While increased liquidity and slower off-take in non-food credit have inspired banks to buy CPs, corporate sector has rediscovered a cheaper way to raise short-term resources. At the current rate of 13 to 14 per cent, and with the added cost of issuance of about one per cent, money raised through CPs is cheaper by at least 3 to 4 percentage points than traditional bank borrowing. Its a win-win situation, with both investors and corporates happy, says a foreign banker. Some corporates are using the CP to reduce their cash credit outstandings, he points out. Insurance companies and to an extent mutual funds are the other major players in the CP market.
Liquidity being the key factor, there are expectations that the CP market will see a lot of activity in the near future. Most players expect the liquidity in the banking system to go up as demand for credit shows no sign of picking up. In addition, they expect the Reserve Bank of India (RBI) to adopt measures thatwill encourage the growth of this money market instrument. The stand-by facility for commercial paper, which was removed in October 1994, may soon be restored, feels Ashish Pitale, debt research manager at the ICICI Securities and Finance Company (I-Sec). This may not be an undiluted blessing, though.
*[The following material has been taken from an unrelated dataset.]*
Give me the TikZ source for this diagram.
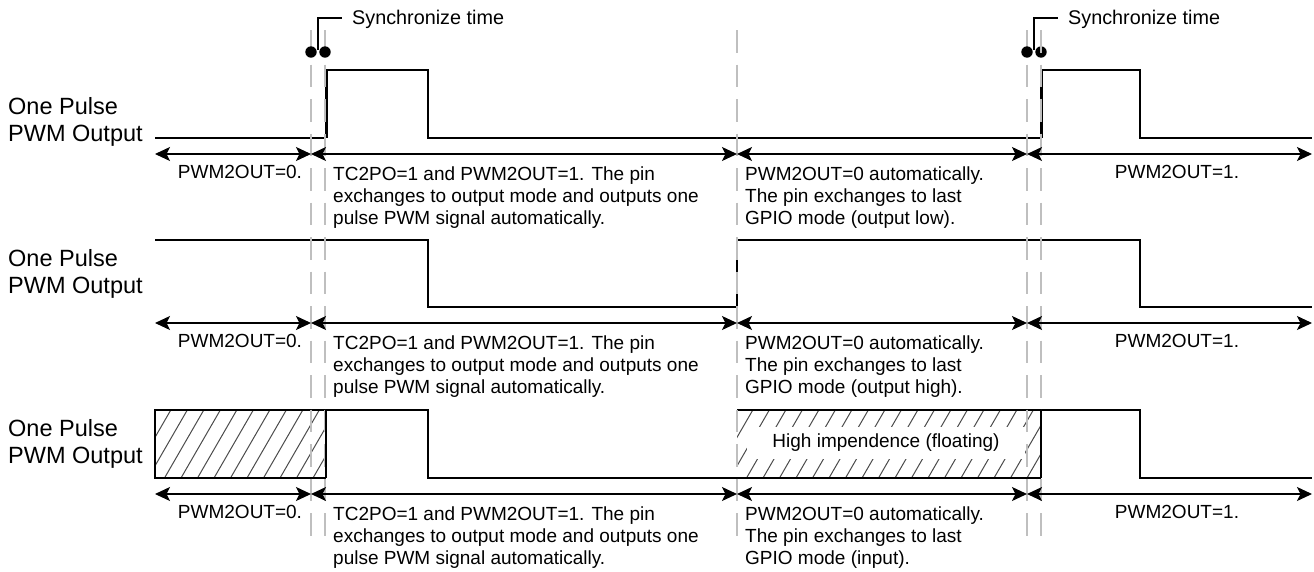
\documentclass[tikz,border=0pt]{standalone}
\usepackage{fontspec}
\setmainfont{Liberation Sans}
\usetikzlibrary{arrows.meta}
\newcommand\myhatch[2]{%
  \begin{scope}
    \clip (#1,410) rectangle (#2,478);
    \foreach \k in {0,...,24} {
      \pgfmathsetmacro\xx{#1-40+16.5*\k}
      \draw[hatchline] (\xx,478) -- ++(39.3,-68);
    }
  \end{scope}}
\begin{document}
\begin{tikzpicture}[x=1pt,y=-1pt,
  thinsig/.style={line width=1.3pt, line join=miter},
  thicksig/.style={line width=2.5pt, line join=miter},
  boxedge/.style={line width=1.8pt, line join=miter},
  hatchline/.style={draw=black!70, line width=1pt},
  gdash/.style={draw=black!25, line width=2.3pt, dash pattern=on 22.5pt off 12pt},
  dimline/.style={line width=1.2pt, {Stealth[length=15pt,width=14pt,inset=3.5pt]}-{Stealth[length=15pt,width=14pt,inset=3.5pt]}},
  leader/.style={line width=1.2pt},
  txt/.style={font=\fontsize{19}{22}\selectfont, align=left, inner sep=0pt, anchor=base west},
  ctxt/.style={font=\fontsize{19}{22}\selectfont, inner sep=0pt, anchor=base},
  stxt/.style={font=\fontsize{19.8}{22}\selectfont, inner sep=0pt, anchor=west},
  lbl/.style={font=\fontsize{23.5}{26.5}\selectfont, align=left, inner sep=0pt, anchor=base west},
  dot/.style={fill=black},
]
\useasboundingbox[fill=white] (0,0) rectangle (1314,571);

% ---------- hatched regions (row 3) ----------
\myhatch{155}{326}
\myhatch{737}{1041}
\node[fill=white, minimum width=278pt, minimum height=32pt, inner sep=0pt,
      font=\fontsize{19}{22}\selectfont] (hiz) at (886,443) {High impendence (floating)};
\draw[boxedge] (326,410) -- (155,410) -- (155,478) -- (326,478);
\draw[boxedge] (737,410) -- (1041,410);
\draw[boxedge] (737,478) -- (1041,478);

% ---------- row 1 signal ----------
\draw[thinsig] (155,138) -- (326,138);
\draw[thicksig] (326.5,138) -- (326.5,70) -- (428,70) -- (428,138) -- (737,138);
\draw[thinsig] (737,138) -- (1041,138);
\draw[thicksig] (1041.5,138) -- (1041.5,70) -- (1140,70) -- (1140,138) -- (1312,138);

% ---------- row 2 signal ----------
\draw[thinsig] (155,240) -- (326,240);
\draw[thicksig] (326,240) -- (428,240) -- (428,307) -- (737,307);
\draw[thinsig] (737,307) -- (737,240) -- (1041,240);
\draw[thicksig] (1041,240) -- (1140,240) -- (1140,307) -- (1312,307);

% ---------- row 3 signal ----------
\draw[thicksig] (326,410) -- (428,410) -- (428,478) -- (737,478);
\draw[thicksig] (1041,410) -- (1140,410) -- (1140,478) -- (1312,478);

% ---------- sync dot under gray ----------
\fill[dot] (1041,52) circle (5.7pt);

% ---------- gray dashed time markers ----------
\foreach \gx in {311,325,737,1027,1041}
  \draw[gdash] (\gx,30) -- (\gx,536);

% row 3 black edges on top
\draw[boxedge] (326,410) -- (326,478);
\draw[boxedge] (1041,410) -- (1041,478);

% ---------- dimension arrows and texts ----------
\foreach \ya/\lastline/\nm in {154/{GPIO mode (output low).}/a, 323/{GPIO mode (output high).}/b, 494/{GPIO mode (input).}/c} {
  \coordinate (\nm0) at (155,\ya);
  \coordinate (\nm1) at (311,\ya);
  \coordinate (\nm2) at (737,\ya);
  \coordinate (\nm3) at (1027,\ya);
  \coordinate (\nm4) at (1312,\ya);
  \draw[dimline] (\nm0) -- (\nm1);
  \draw[dimline] (\nm1) -- (\nm2);
  \draw[dimline] (\nm2) -- (\nm3);
  \draw[dimline] (\nm3) -- (\nm4);
  \node[ctxt] (\nm t0) at (240,\ya+24.5) {PWM2OUT=0.};
  \node[txt] (\nm t1) at (333,\ya+70) {TC2PO=1 and PWM2OUT=1. The pin\\exchanges to output mode and outputs one\\pulse PWM signal automatically.};
  \node[txt] (\nm t2) at (745,\ya+70) {PWM2OUT=0 automatically.\\The pin exchanges to last\\\lastline};
  \node[ctxt] (\nm t3) at (1177,\ya+24.5) {PWM2OUT=1.};
}

% ---------- row labels ----------
\node[lbl] (l1) at (8,141) {One Pulse\\PWM Output};
\node[lbl] (l2) at (8,293) {One Pulse\\PWM Output};
\node[lbl] (l3) at (8,463) {One Pulse\\PWM Output};

% ---------- synchronize markers ----------
\fill[dot] (311,52) circle (5.7pt);
\fill[dot] (325,52) circle (5.7pt);
\fill[dot] (1027,52) circle (5.7pt);
\coordinate (s1a) at (318,50);
\coordinate (s1b) at (318,18);
\coordinate (s1c) at (342,18);
\draw[leader] (s1a) -- (s1b) -- (s1c);
\node[stxt] (sync1) at (352,19) {Synchronize time};
\coordinate (s2a) at (1034,50);
\coordinate (s2b) at (1034,18);
\coordinate (s2c) at (1058,18);
\draw[leader] (s2a) -- (s2b) -- (s2c);
\node[stxt] (sync2) at (1068,19) {Synchronize time};
\end{tikzpicture}
\end{document}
Restoration of stand-by facility may come along with certain conditions, such as capital adequacy for the corporates issuing CPs, points out P H Ravikumar, executive vice president, ICICI Bank. Earlier, the RBI had relaxed conditions attached to the CP issuance, but now may insist on minimum amount of capital for these companies, he explains. He also expects the minimum duration of the paper to be cut from 90 days as of now to 45 days.
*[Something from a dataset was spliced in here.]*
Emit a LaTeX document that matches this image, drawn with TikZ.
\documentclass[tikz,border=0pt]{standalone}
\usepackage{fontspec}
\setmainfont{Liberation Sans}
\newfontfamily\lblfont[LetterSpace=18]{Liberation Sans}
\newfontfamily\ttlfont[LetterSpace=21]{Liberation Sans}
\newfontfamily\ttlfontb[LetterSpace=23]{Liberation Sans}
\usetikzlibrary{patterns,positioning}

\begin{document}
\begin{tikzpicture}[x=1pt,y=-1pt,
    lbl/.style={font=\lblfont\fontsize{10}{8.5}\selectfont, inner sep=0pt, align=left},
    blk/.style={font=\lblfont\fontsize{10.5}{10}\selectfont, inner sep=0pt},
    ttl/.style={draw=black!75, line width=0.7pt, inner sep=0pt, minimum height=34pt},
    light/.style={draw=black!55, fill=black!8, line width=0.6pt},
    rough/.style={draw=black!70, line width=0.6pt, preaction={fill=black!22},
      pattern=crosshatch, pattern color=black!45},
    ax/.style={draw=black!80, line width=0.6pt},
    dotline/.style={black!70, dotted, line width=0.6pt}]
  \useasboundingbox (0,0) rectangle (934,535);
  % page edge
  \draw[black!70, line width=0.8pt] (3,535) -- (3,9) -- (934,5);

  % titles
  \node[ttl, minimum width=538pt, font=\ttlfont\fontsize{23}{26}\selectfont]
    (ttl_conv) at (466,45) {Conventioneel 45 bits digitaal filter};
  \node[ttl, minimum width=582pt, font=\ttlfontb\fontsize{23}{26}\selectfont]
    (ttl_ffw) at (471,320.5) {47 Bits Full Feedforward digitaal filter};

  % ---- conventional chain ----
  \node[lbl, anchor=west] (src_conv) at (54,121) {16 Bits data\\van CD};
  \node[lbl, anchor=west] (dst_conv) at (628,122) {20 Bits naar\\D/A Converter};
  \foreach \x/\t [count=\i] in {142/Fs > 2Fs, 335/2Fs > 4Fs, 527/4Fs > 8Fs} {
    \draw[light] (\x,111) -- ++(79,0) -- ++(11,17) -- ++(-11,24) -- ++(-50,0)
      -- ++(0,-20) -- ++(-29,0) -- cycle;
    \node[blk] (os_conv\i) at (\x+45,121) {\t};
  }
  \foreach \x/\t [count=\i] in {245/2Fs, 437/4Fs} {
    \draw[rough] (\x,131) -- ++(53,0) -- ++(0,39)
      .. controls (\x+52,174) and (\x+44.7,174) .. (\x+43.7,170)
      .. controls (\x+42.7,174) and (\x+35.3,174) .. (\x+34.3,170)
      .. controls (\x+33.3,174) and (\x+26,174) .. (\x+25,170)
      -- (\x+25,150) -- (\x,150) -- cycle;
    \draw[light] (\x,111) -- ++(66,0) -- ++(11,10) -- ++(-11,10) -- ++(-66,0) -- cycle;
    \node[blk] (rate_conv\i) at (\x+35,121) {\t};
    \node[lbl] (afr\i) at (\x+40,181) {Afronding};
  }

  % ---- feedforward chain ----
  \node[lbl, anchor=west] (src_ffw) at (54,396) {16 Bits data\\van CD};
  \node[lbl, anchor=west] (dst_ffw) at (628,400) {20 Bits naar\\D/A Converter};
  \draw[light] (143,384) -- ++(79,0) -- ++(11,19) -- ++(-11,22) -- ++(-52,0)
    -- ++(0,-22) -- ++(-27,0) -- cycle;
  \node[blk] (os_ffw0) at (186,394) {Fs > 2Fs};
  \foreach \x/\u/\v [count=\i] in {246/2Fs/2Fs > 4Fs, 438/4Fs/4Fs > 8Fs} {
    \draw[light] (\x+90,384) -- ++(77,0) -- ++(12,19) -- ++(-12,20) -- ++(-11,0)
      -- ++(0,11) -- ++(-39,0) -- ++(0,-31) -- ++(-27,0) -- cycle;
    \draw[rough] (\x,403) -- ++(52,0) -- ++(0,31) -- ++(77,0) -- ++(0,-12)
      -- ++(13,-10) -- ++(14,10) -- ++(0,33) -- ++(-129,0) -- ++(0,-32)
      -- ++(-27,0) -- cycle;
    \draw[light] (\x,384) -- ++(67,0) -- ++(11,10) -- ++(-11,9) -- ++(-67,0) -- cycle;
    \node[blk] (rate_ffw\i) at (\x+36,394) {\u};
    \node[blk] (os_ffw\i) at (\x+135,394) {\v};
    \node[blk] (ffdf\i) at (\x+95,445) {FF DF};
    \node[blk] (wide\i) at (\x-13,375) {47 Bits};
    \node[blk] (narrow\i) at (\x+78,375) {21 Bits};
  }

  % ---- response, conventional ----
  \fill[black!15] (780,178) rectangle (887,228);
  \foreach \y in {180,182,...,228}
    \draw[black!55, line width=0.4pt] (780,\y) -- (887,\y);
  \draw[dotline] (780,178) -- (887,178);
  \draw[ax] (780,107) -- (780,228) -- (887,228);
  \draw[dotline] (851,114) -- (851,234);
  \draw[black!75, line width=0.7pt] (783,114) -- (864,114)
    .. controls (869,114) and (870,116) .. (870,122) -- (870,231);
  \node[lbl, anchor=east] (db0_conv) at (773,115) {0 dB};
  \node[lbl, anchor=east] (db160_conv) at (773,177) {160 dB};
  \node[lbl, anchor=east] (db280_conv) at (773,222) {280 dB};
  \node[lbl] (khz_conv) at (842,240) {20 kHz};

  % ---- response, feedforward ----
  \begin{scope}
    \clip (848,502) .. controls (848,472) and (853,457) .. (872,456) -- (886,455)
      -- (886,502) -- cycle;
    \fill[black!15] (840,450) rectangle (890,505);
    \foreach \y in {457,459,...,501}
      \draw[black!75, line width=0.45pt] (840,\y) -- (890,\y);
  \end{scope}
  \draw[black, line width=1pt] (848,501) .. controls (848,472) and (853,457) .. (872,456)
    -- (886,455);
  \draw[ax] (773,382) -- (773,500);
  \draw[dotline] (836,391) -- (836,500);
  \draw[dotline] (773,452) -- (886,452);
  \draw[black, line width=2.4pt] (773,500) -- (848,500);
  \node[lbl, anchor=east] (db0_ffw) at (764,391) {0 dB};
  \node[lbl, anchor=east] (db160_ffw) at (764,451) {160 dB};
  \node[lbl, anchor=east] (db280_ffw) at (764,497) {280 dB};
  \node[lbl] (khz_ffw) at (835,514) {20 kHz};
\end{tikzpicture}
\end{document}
Incidentally, if these changes come about, it would be a second policy reversal in as many years. Having introduced the instrument for the first time in 1991, the RBI went on encouraging its usage by relaxing the parameters. In consonance, the primary CP market kept growing and reached its peak in September 1994 when the outstanding CP amount was a staggering Rs 4,500 crore. Then, in October 1994 credit policy the RBI took a sudden U-turn: it asked banks not to extend the stand-by guarantee to companies issuing CPs. Simultaneously, it also removed the automatic restoration of bank credit limits on maturity of the paper. Apparently, the RBI did this to make the instrument stand on its own merit.
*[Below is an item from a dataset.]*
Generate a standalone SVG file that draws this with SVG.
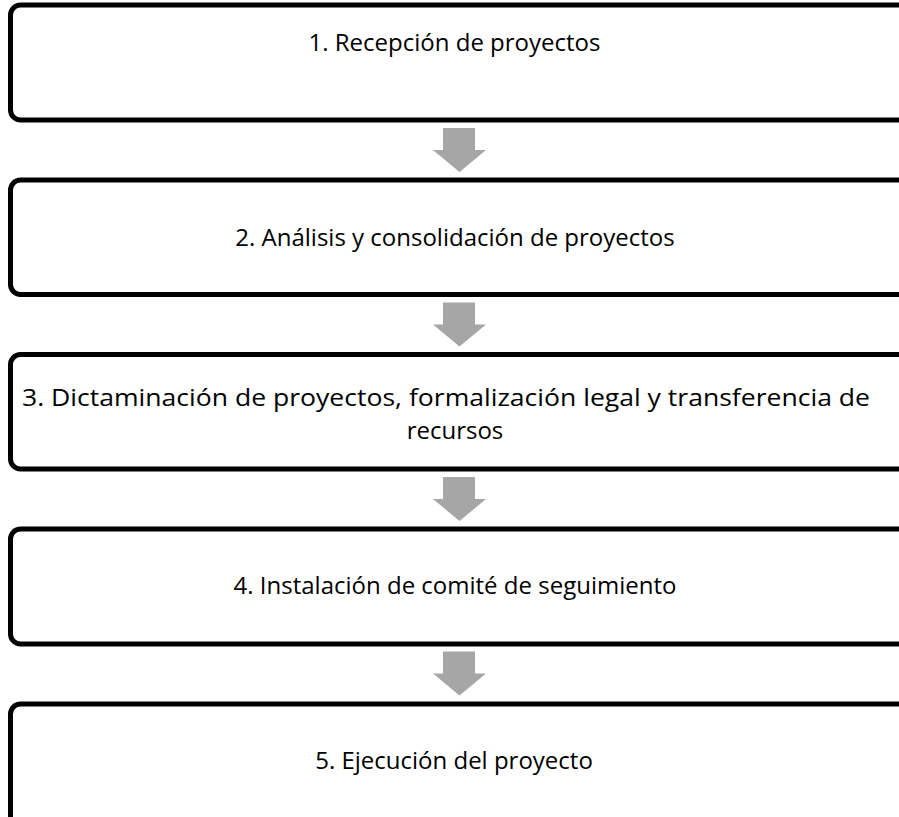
<svg xmlns="http://www.w3.org/2000/svg" width="899" height="817" viewBox="0 0 899 817">
<style>
.box{fill:#fff;stroke:#000;stroke-width:5}
.lbl{font-family:"Open Sans","Liberation Sans",sans-serif;font-size:24px;fill:#000;text-anchor:middle}
.arr{fill:#a6a6a6}
</style>
<rect width="899" height="817" fill="#fff"/>
<g id="connectors">
<polygon class="arr" points="443,128 475,128 475,150 486,150 459.5,172 433,150 443,150"/>
<polygon class="arr" points="443,302.5 475,302.5 475,324.5 486,324.5 459.5,346.5 433,324.5 443,324.5"/>
<polygon class="arr" points="443,477 475,477 475,499 486,499 459.5,521 433,499 443,499"/>
<polygon class="arr" points="443,651.5 475,651.5 475,673.5 486,673.5 459.5,695.5 433,673.5 443,673.5"/>
</g>
<g id="n1"><rect class="box" x="10.5" y="5" width="900" height="115" rx="10"/><text class="lbl" x="454.5" y="51">1. Recepción de proyectos</text></g>
<g id="n2"><rect class="box" x="10.5" y="180" width="900" height="114.5" rx="10"/><text class="lbl" x="455" y="246">2. Análisis y consolidación de proyectos</text></g>
<g id="n3"><rect class="box" x="10.5" y="354.5" width="900" height="114.5" rx="10"/><text class="lbl" x="446" y="406" textLength="848" lengthAdjust="spacingAndGlyphs">3. Dictaminación de proyectos, formalización legal y transferencia de</text><text class="lbl" x="455" y="439">recursos</text></g>
<g id="n4"><rect class="box" x="10.5" y="529" width="900" height="115" rx="10"/><text class="lbl" x="455" y="594">4. Instalación de comité de seguimiento</text></g>
<g id="n5"><rect class="box" x="10.5" y="704" width="900" height="130" rx="10"/><text class="lbl" x="454" y="769">5. Ejecución del proyecto</text></g>
</svg>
It was the stand-by guarantee and not the credit rating that had inspired the investors confidence in commercial paper, says P A Ananthanarayanan, finance manager, Asian Paints, a company that is a regular issuer in the CP market. With this facility gone, the instrument became riskier for the investors and lost much of its charm. Some banks were willing to offer an alternative like revolving underwriting facility, but at a cost around one to two per cent. Since this reduced the extent of benefit that companies derived from CPs, this did prove to be a success.